BEGIN SOURCE RECORDS

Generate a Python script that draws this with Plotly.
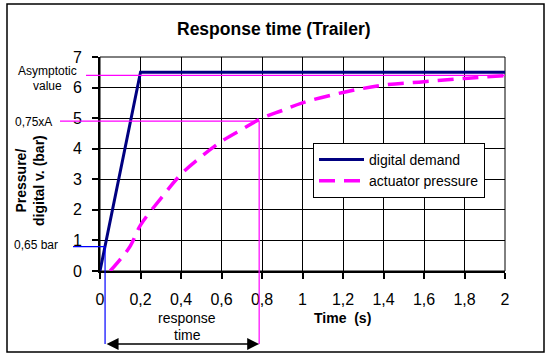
import plotly.graph_objects as go

# ---- data ----
demand_t = [0, 0.2, 2.0]
demand_v = [0, 6.5, 6.5]

act_t = [0.05, 0.1, 0.15, 0.2, 0.3, 0.4, 0.5, 0.6, 0.7, 0.8, 0.9, 1.0, 1.2, 1.4, 1.6, 1.8, 2.0]
act_p = [0.0, 0.38, 0.82, 1.5, 2.37, 3.16, 3.74, 4.24, 4.63, 5.0, 5.25, 5.5, 5.84, 6.08, 6.19, 6.3, 6.39]

x_ticks = [0, 0.2, 0.4, 0.6, 0.8, 1.0, 1.2, 1.4, 1.6, 1.8, 2.0]
x_ticktext = ["0", "0,2", "0,4", "0,6", "0,8", "1", "1,2", "1,4", "1,6", "1,8", "2"]
y_ticks = [0, 1, 2, 3, 4, 5, 6, 7]
y_ticktext = ["0", "1", "2", "3", "4", "5", "6", "7"]

asymptote = 6.4
p75 = 4.9
t75 = 0.786
p065 = 0.8
t065 = 0.025

XMAX, YMAX = 2.0, 7.0
W, H = 550, 359
L, R, T, B = 100, 45, 57, 88
PW, PH = W - L - R, H - T - B

def px(x):
    return (x - L) / PW

def py(y):
    return (H - B - y) / PH

def dx(v):
    return v / XMAX

def dy(v):
    return v / YMAX

FONT = "Arial, Liberation Sans, sans-serif"
MAG = "#FF00FF"

fig = go.Figure()
fig.add_trace(go.Scatter(x=demand_t, y=demand_v, mode="lines", name="digital demand",
                         line=dict(color="#000080", width=3)))
fig.add_trace(go.Scatter(x=act_t, y=act_p, mode="lines", name="actuator pressure",
                         line=dict(color=MAG, width=3.5, dash="16px,9px", shape="spline")))

shapes = [
    # outer border
    dict(type="rect", xref="paper", yref="paper", x0=px(7), x1=px(544), y0=py(352), y1=py(4),
         line=dict(color="black", width=1.5)),
    # plot frame (top/right)
    dict(type="rect", xref="paper", yref="paper", x0=0, x1=1, y0=0, y1=1,
         line=dict(color="black", width=1), layer="below"),
    # asymptote line
    dict(type="line", xref="paper", yref="paper", x0=px(86), x1=1, y0=dy(asymptote), y1=dy(asymptote),
         line=dict(color=MAG, width=1.2)),
    # 0.75A horizontal
    dict(type="line", xref="paper", yref="paper", x0=px(60), x1=dx(t75), y0=dy(p75), y1=dy(p75),
         line=dict(color=MAG, width=1.2)),
    # 0.75A vertical
    dict(type="line", xref="paper", yref="paper", x0=dx(t75), x1=dx(t75), y0=dy(p75), y1=py(344),
         line=dict(color=MAG, width=1.2)),
    # 0.65 bar horizontal
    dict(type="line", xref="paper", yref="paper", x0=px(73), x1=dx(t065), y0=dy(p065), y1=dy(p065),
         line=dict(color="#0000FF", width=1.2)),
    # 0.65 bar vertical
    dict(type="line", xref="paper", yref="paper", x0=dx(t065), x1=dx(t065), y0=dy(p065), y1=py(344),
         line=dict(color="#0000FF", width=1.2)),
]

small = dict(family=FONT, size=12, color="black")
annotations = [
    dict(xref="x", yref="paper", x=t75, y=py(344), ax=t065, ay=0, axref="x", ayref="pixel",
         text="", showarrow=True, arrowhead=2, arrowside="end+start", arrowsize=1.6,
         arrowwidth=1.5, arrowcolor="black"),
    dict(xref="paper", yref="paper", x=px(48), y=py(71), text="Asymptotic", showarrow=False,
         font=small, xanchor="center", yanchor="middle"),
    dict(xref="paper", yref="paper", x=px(48), y=py(86), text="value", showarrow=False,
         font=small, xanchor="center", yanchor="middle"),
    dict(xref="paper", yref="paper", x=px(33), y=py(122), text="0,75xA", showarrow=False,
         font=small, xanchor="center", yanchor="middle"),
    dict(xref="paper", yref="paper", x=px(36.5), y=py(245), text="0,65 bar", showarrow=False,
         font=small, xanchor="center", yanchor="middle"),
    dict(xref="paper", yref="paper", x=px(187), y=py(318), text="response", showarrow=False,
         font=dict(family=FONT, size=14, color="black"), xanchor="center", yanchor="middle"),
    dict(xref="paper", yref="paper", x=px(187), y=py(335), text="time", showarrow=False,
         font=dict(family=FONT, size=14, color="black"), xanchor="center", yanchor="middle"),
    dict(xref="paper", yref="paper", x=px(342), y=py(318), text="<b>Time\u00a0 (s)</b>", showarrow=False,
         font=dict(family=FONT, size=14, color="black"), xanchor="center", yanchor="middle"),
    dict(xref="paper", yref="paper", x=px(30), y=py(181), text="<b>Pressure/<br>digital v. (bar)</b>",
         showarrow=False, textangle=-90, font=dict(family=FONT, size=14, color="black"),
         xanchor="center", yanchor="middle"),
    dict(xref="paper", yref="paper", x=px(274), y=py(29), text="<b>Response time (Trailer)</b>",
         showarrow=False, font=dict(family=FONT, size=17.5, color="black"),
         xanchor="center", yanchor="middle"),
]

fig.update_layout(
    width=W, height=H,
    margin=dict(l=L, r=R, t=T, b=B),
    paper_bgcolor="white", plot_bgcolor="white",
    font=dict(family=FONT, color="black"),
    shapes=shapes,
    annotations=annotations,
    showlegend=True,
    legend=dict(x=px(313), y=py(143), xanchor="left", yanchor="top",
                bgcolor="white", bordercolor="black", borderwidth=1,
                font=dict(family=FONT, size=14, color="black"), itemwidth=45,
                tracegroupgap=0),
)
fig.update_xaxes(range=[0, XMAX], tickvals=x_ticks, ticktext=x_ticktext,
                 showgrid=True, gridcolor="#000000", gridwidth=1, zeroline=False,
                 showline=True, linecolor="black", linewidth=2,
                 ticks="outside", ticklen=6, tickwidth=2, tickcolor="black",
                 tickfont=dict(family=FONT, size=16, color="black"), ticklabelstandoff=7)
fig.update_yaxes(range=[0, YMAX], tickvals=y_ticks, ticktext=y_ticktext,
                 showgrid=True, gridcolor="#000000", gridwidth=1, zeroline=False,
                 showline=True, linecolor="black", linewidth=2,
                 ticks="outside", ticklen=6, tickwidth=2, tickcolor="black",
                 tickfont=dict(family=FONT, size=16, color="black"), ticklabelstandoff=7)

fig.write_html("out.html")
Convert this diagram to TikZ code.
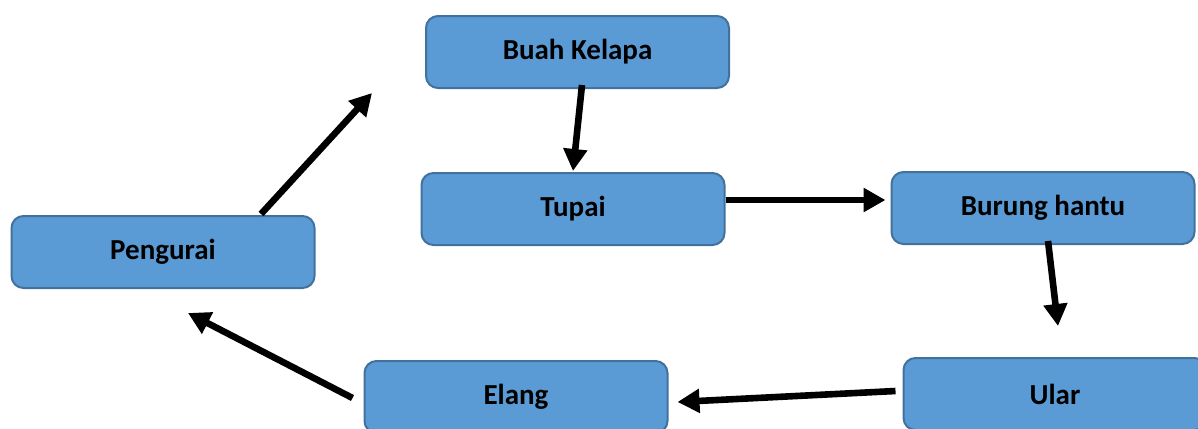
\documentclass[tikz,border=0pt]{standalone}
\usepackage{fontspec}
\setmainfont{Carlito}
\usetikzlibrary{arrows.meta,calc}
\definecolor{boxfill}{HTML}{5B9BD5}
\definecolor{boxline}{HTML}{41719C}
\begin{document}
\begin{tikzpicture}[x=0.5pt, y=-0.5pt,
    box/.style={draw=boxline, fill=boxfill, line width=1pt, rounded corners=6pt, minimum width=151.5pt, minimum height=36pt, inner sep=0pt, font=\fontsize{14.5}{17}\selectfont\bfseries},
    link/.style={line width=3.3pt, -{Triangle[length=11pt,width=11.5pt]}}]
        \useasboundingbox (0,0) rectangle (1198,428);
        \node[box] (kelapa) at (577.5,52) {Buah Kelapa};
        \node[box] (tupai) at (573,209) {Tupai};
        \node[box] (burung) at (1043,208) {Burung hantu};
        \node[box] (pengurai) at (163,252) {Pengurai};
        \node[box] (elang) at (516,397) {Elang};
        \node[box] (ular) at (1055,394) {Ular};
        \coordinate (celah) at (372,93);
        \draw[link] ($(kelapa.south)+(4.5,-4)$) -- ($(tupai.north)+(0,-1)$);
        \draw[link] ($(tupai.east)+(0,-9)$) -- ($(burung.west)+(-5,-8)$);
        \draw[link] ($(burung.south)+(5,-4)$) -- ($(ular.north)+(3,-31)$);
        \draw[link] ($(ular.west)+(-7,-3)$) -- ($(elang.east)+(9,5)$);
        \draw[link] ($(elang.west)+(-11,1)$) -- ($(pengurai.south)+(25,24)$);
        \draw[link] ($(pengurai.north)+(98,-1)$) -- (celah);
    \end{tikzpicture}
\end{document}
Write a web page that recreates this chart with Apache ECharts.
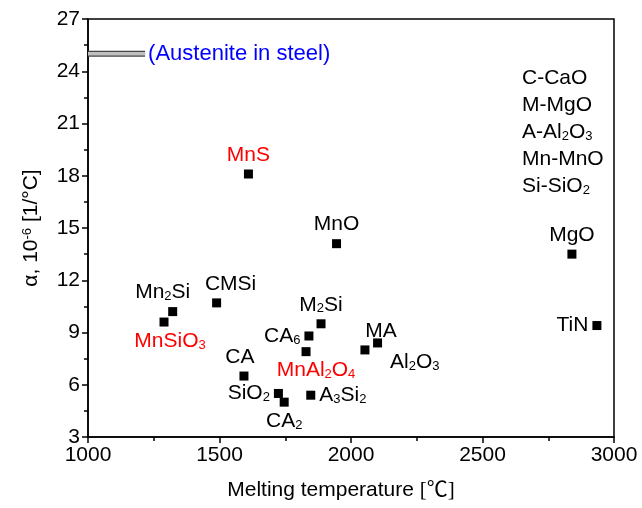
<!DOCTYPE html>
<html>
<head>
<meta charset="utf-8">
<script src="https://cdn.jsdelivr.net/npm/echarts@6/dist/echarts.min.js"></script>
<style>
    html, body { margin: 0; padding: 0; background: #fff; }
    #chart { width: 642px; height: 508px; }
</style>
</head>
<body>
<div id="chart"></div>
<script>
// data
var names    = ['MnS', 'MnO', 'MgO', 'TiN', 'Mn2Si', 'MnSiO3', 'CMSi', 'CA', 'SiO2', 'CA2', 'A3Si2', 'CA6', 'MnAl2O4', 'M2Si', 'MA', 'Al2O3'];
var meltTemp = [1610, 1945, 2840, 2935, 1322, 1289, 1489, 1593, 1724, 1746, 1847, 1840, 1829, 1886, 2053, 2101];
var alpha    = [18.1, 14.1, 13.5, 9.4, 10.2, 9.6, 10.7, 6.5, 5.5, 5.0, 5.4, 8.8, 7.9, 9.5, 8.0, 8.4];
var redNames = ['MnS', 'MnSiO3', 'MnAl2O4'];
var austenite = [[1000, 25], [1217, 25]];
var abbreviations = ['C-CaO', 'M-MgO', 'A-Al2O3', 'Mn-MnO', 'Si-SiO2'];

// where each label sits around its square
var labelPlace = {
    'MnS':     { position: 'top' },
    'MnO':     { position: 'top' },
    'MgO':     { position: 'top' },
    'TiN':     { position: 'left' },
    'Mn2Si':   { position: 'top', offset: [-10, 0] },
    'MnSiO3':  { position: 'bottom', offset: [6, 0] },
    'CMSi':    { position: 'top', offset: [14, 0] },
    'CA':      { position: 'top', offset: [-4, 0] },
    'SiO2':    { position: 'left' },
    'CA2':     { position: 'bottom' },
    'A3Si2':   { position: 'right' },
    'CA6':     { position: 'left' },
    'MnAl2O4': { position: 'bottom', offset: [10, 0] },
    'M2Si':    { position: 'top' },
    'MA':      { position: 'top', offset: [16, 0] },
    'Al2O3':   { position: 'right', offset: [4, 19] }
};

var FONT = 'Liberation Sans, Arial, sans-serif';
var FS = 21;

// digits become subscripts
function subify(s, style) {
    return s.replace(/(\d)/g, '{' + style + '|$1}');
}

var subRich = {
    s:  { fontSize: 13, color: '#000', fontFamily: FONT, verticalAlign: 'bottom' },
    sr: { fontSize: 13, color: '#ff0000', fontFamily: FONT, verticalAlign: 'bottom' }
};

var pointData = names.map(function (n, i) {
    var red = redNames.indexOf(n) >= 0;
    var lp = labelPlace[n];
    return {
        name: n,
        value: [meltTemp[i], alpha[i]],
        label: {
            show: true,
            position: lp.position,
            offset: lp.offset || [0, 0],
            distance: 4,
            color: red ? '#ff0000' : '#000',
            formatter: subify(n, red ? 'sr' : 's')
        }
    };
});

// abbreviation key, top right
var keyTexts = abbreviations.map(function (a, i) {
    return {
        type: 'text',
        left: 522, top: 68 + i * 27,
        style: {
            text: subify(a, 's'),
            font: FS + 'px ' + FONT,
            fill: '#000',
            rich: { s: { fontSize: 13, fill: '#000', fontFamily: FONT, verticalAlign: 'bottom' } }
        }
    };
});

var myChart = echarts.init(document.getElementById('chart'));
var option = {
    backgroundColor: '#fff',
    animation: false,
    textStyle: { fontFamily: FONT },
    grid: {
        left: 88, right: 28, top: 19, bottom: 71,
        show: true, borderColor: '#000', borderWidth: 1.5
    },
    xAxis: {
        type: 'value',
        min: 1000, max: 3000, interval: 500,
        name: 'Melting temperature {u|[℃]}',
        nameLocation: 'middle',
        nameGap: 43,
        nameTextStyle: {
            fontSize: FS, color: '#000', fontFamily: FONT,
            padding: [0, 20, 0, 0],
            rich: { u: { fontSize: FS, color: '#000', fontFamily: 'Liberation Serif, Noto Sans CJK SC, serif' } }
        },
        axisLine: { lineStyle: { color: '#000', width: 1.5 } },
        axisTick: { inside: false, length: 6, lineStyle: { color: '#000', width: 1.5 } },
        minorTick: { show: true, splitNumber: 2, length: 4, lineStyle: { color: '#000', width: 1.5 } },
        axisLabel: { fontSize: FS, color: '#000', margin: 8, fontFamily: FONT, formatter: function (v) { return String(v); } },
        splitLine: { show: false }
    },
    yAxis: {
        type: 'value',
        min: 3, max: 27, interval: 3,
        name: 'α, 10{sup|-6} [1/°C]',
        nameLocation: 'middle',
        nameGap: 46,
        nameRotate: 90,
        nameTextStyle: {
            fontSize: FS, color: '#000', fontFamily: FONT,
            rich: { sup: { fontSize: 13, color: '#000', fontFamily: FONT, verticalAlign: 'top' } }
        },
        axisLine: { lineStyle: { color: '#000', width: 1.5 } },
        axisTick: { inside: false, length: 6, lineStyle: { color: '#000', width: 1.5 } },
        minorTick: { show: true, splitNumber: 2, length: 4, lineStyle: { color: '#000', width: 1.5 } },
        axisLabel: { fontSize: FS, color: '#000', margin: 8, fontFamily: FONT, formatter: function (v) { return String(v); } },
        splitLine: { show: false }
    },
    graphic: keyTexts,
    series: [
        {
            type: 'line',
            data: austenite,
            symbol: 'none',
            lineStyle: { color: '#444', width: 6, cap: 'butt' },
            z: 2
        },
        {
            type: 'line',
            data: austenite,
            symbol: 'none',
            lineStyle: { color: '#c0c0c0', width: 3.5, cap: 'butt' },
            endLabel: {
                show: true,
                formatter: '(Austenite in steel)',
                color: '#0000ff',
                fontSize: 22,
                fontFamily: FONT,
                distance: 3
            },
            z: 3
        },
        {
            type: 'scatter',
            symbol: 'rect',
            symbolSize: 9,
            itemStyle: { color: '#000', opacity: 1 },
            label: { fontSize: FS, fontFamily: FONT, rich: subRich },
            data: pointData,
            z: 4
        }
    ]
};
myChart.setOption(option);
</script>
</body>
</html>
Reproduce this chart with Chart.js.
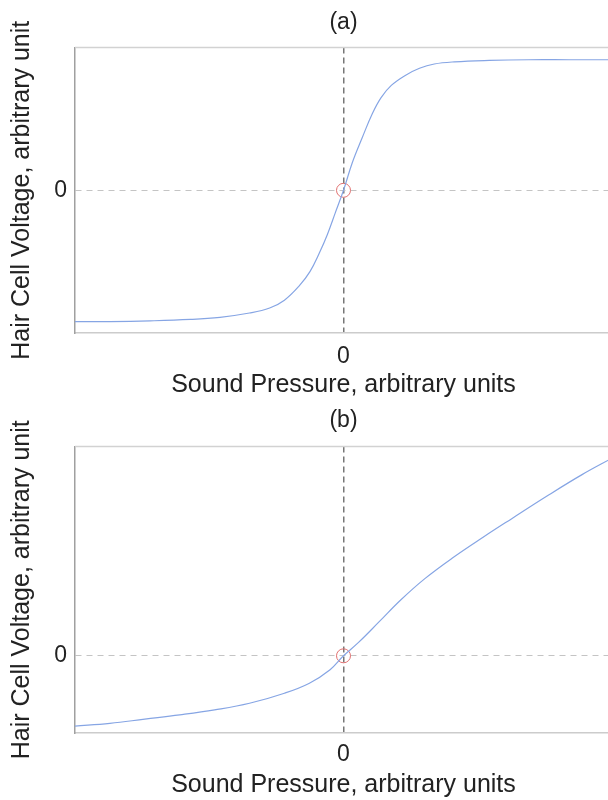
<!DOCTYPE html>
<html>
<head>
<meta charset="utf-8">
<script src="https://cdn.jsdelivr.net/npm/chart.js@4/dist/chart.umd.min.js"></script>
<style>
  html, body { margin: 0; padding: 0; background: #ffffff; }
  #wrap { width: 608px; height: 800px; overflow: hidden; position: relative; }
  canvas { display: block; }
</style>
</head>
<body>
<div id="wrap">
  <canvas id="panelA" width="620" height="400"></canvas>
  <canvas id="panelB" width="620" height="400"></canvas>
</div>
<script>
// Transfer curve (a): symmetric saturating response
const pressureA = [-1.0, -0.87, -0.72, -0.57, -0.46, -0.35, -0.275, -0.22, -0.165, -0.125, -0.09, -0.06, -0.03,
                   0, 0.033, 0.07, 0.108, 0.14, 0.178, 0.23, 0.283, 0.338, 0.413, 0.543, 0.69, 0.84, 1.0];
const voltageA  = [-0.92, -0.92, -0.915, -0.905, -0.89, -0.86, -0.825, -0.77, -0.67, -0.57, -0.44, -0.31, -0.155,
                   0, 0.195, 0.37, 0.54, 0.65, 0.735, 0.805, 0.855, 0.885, 0.9, 0.91, 0.915, 0.915, 0.915];

// Transfer curve (b): asymmetric response
const pressureB = [-1.0, -0.87, -0.74, -0.61, -0.48, -0.35, -0.22, -0.127, -0.05, 0,
                   0.055, 0.134, 0.212, 0.303, 0.407, 0.524, 0.628, 0.758, 0.89, 1.0];
const voltageB  = [-0.91, -0.875, -0.82, -0.765, -0.70, -0.615, -0.485, -0.355, -0.18, 0,
                   0.17, 0.445, 0.72, 1.0, 1.27, 1.545, 1.78, 2.07, 2.35, 2.56];

// Resting operating point marked on each panel
const restPressure = [0];
const restVoltage  = [0];

// Only the zero tick is labelled on both axes
const pressureTicks = [0];
const voltageTicks  = [0];

const panelTitles = ['(a)', '(b)'];
const xTitle = 'Sound Pressure, arbitrary units';
const yTitle = 'Hair Cell Voltage, arbitrary unit';

const FONT = "'Liberation Sans', Arial, Helvetica, sans-serif";
const TEXT = '#222222';

function toPoints(xs, ys) {
  return xs.map((x, i) => ({ x: x, y: ys[i] }));
}

// Light frame line along the top of the plotting area
const topFrame = {
  id: 'topFrame',
  beforeDatasetsDraw(chart) {
    const { ctx, chartArea } = chart;
    ctx.save();
    ctx.strokeStyle = '#d2d2d2';
    ctx.lineWidth = 1.5;
    ctx.beginPath();
    ctx.moveTo(chartArea.left, chartArea.top);
    ctx.lineTo(chartArea.right, chartArea.top);
    ctx.stroke();
    ctx.restore();
  }
};

function makePanel(canvasId, cfg) {
  return new Chart(document.getElementById(canvasId), {
    type: 'scatter',
    data: {
      datasets: [
        {
          data: toPoints(cfg.xs, cfg.ys),
          showLine: true,
          borderColor: '#86a5e4',
          borderWidth: 1.2,
          pointRadius: 0,
          tension: 0.4,
          fill: false
        },
        {
          data: toPoints(restPressure, restVoltage),
          showLine: false,
          pointStyle: 'circle',
          pointRadius: 7,
          borderColor: '#e07070',
          borderWidth: 1,
          backgroundColor: 'rgba(0,0,0,0)'
        }
      ]
    },
    options: {
      responsive: false,
      animation: false,
      devicePixelRatio: 1,
      layout: { padding: { top: cfg.padTop, right: 6, bottom: 0, left: 0 } },
      plugins: {
        legend: { display: false },
        tooltip: { enabled: false },
        title: {
          display: true,
          text: cfg.title,
          fullSize: false,
          color: TEXT,
          font: { family: FONT, size: 23, weight: 'normal', lineHeight: 1.2 },
          padding: { top: 0, bottom: cfg.titleGap }
        }
      },
      scales: {
        x: {
          type: 'linear',
          min: -1,
          max: 1,
          afterFit(scale) { scale.height = 67; },
          afterBuildTicks(scale) { scale.ticks = pressureTicks.map(v => ({ value: v })); },
          ticks: {
            callback: v => String(v),
            padding: cfg.xTickPad,
            color: TEXT,
            maxRotation: 0,
            autoSkip: false,
            font: { family: FONT, size: 23, lineHeight: 1.2 }
          },
          grid: { drawTicks: false, color: '#777777', lineWidth: 1.5 },
          border: { display: true, color: '#cccccc', width: 1.5, dash: [6, 4] },
          title: {
            display: true,
            text: xTitle,
            color: TEXT,
            font: { family: FONT, size: 25, lineHeight: 1.2 },
            padding: { top: 0, bottom: 0 }
          }
        },
        y: {
          type: 'linear',
          min: -1,
          max: cfg.yMax,
          afterFit(scale) { scale.width = 75; },
          afterBuildTicks(scale) { scale.ticks = voltageTicks.map(v => ({ value: v })); },
          ticks: {
            callback: v => String(v),
            padding: 8,
            color: TEXT,
            autoSkip: false,
            font: { family: FONT, size: 23, lineHeight: 1.2 }
          },
          grid: { drawTicks: false, color: '#c4c4c4', lineWidth: 1 },
          border: { display: true, color: '#a0a0a0', width: 1.5, dash: [6, 5] },
          title: {
            display: true,
            text: yTitle,
            color: TEXT,
            font: { family: FONT, size: 25, lineHeight: 1.2 },
            padding: { top: 7, bottom: 0 }
          }
        }
      }
    },
    plugins: [topFrame]
  });
}

makePanel('panelA', {
  xs: pressureA, ys: voltageA, title: panelTitles[0], yMax: 1,
  padTop: 9, titleGap: 11, xTickPad: 10
});

makePanel('panelB', {
  xs: pressureB, ys: voltageB, title: panelTitles[1], yMax: 2.71,
  padTop: 7, titleGap: 12, xTickPad: 8
});
</script>
</body>
</html>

END SOURCE RECORDS

— GOAL —
Copy down every line of the entries containing the word "that".

— EXERCISE ANSWER —
Generate a Python script that draws this with Plotly.
Write a web page that recreates this chart with Apache ECharts.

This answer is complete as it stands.